Know the difference between good debt and bad debt
Do you remember your parents sharing their money management wisdom with you? Did they tell you debt is bad? If so, your parents were wrong! Sorry folks. The truth is, not all debt was created equal. Unless you’re a yacht-owning caviar guzzling millionaire with a fortune to pass on to your children, they’ll NEED debt to buy a home. Of course there’s definitely certain kinds of debt to be avoided at all costs. When it comes to showing your teens the ropes, try looking at debt like this:
Good debt
- Budgeted and planned for
- An investment in their future
- Cost reductive (which means it saves you money in the long run. Think student loans or mortgages)
Bad debt
- Unlikely to ever be paid off
- High interest rate
- Impulsive
Money Saving Expert, Martin Lewis does a great job of explaining the difference between good and bad debt. He also points out that it’s not always so clear-cut.
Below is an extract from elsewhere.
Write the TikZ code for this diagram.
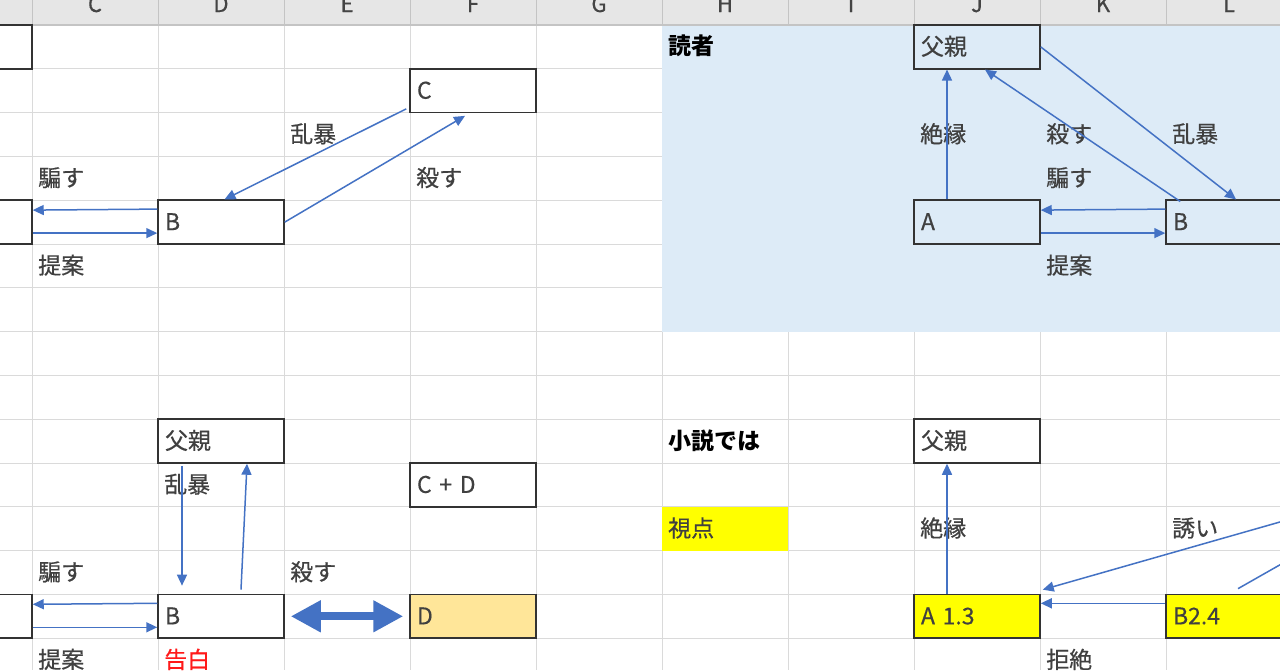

Your kids will face a lifetime of financial decisions to make. There won’t always be a right or wrong choice. As a (savvy) parent, all you can do is make sure they’re equipped with the right tools to make an informed decision. Here’s our 4 step process for considering debt:
- Do you have a good reason for taking on debt?
- Do you have a plan for paying it back?
- Will you be better off in the long run
- Have you made sure it’s best deal for you?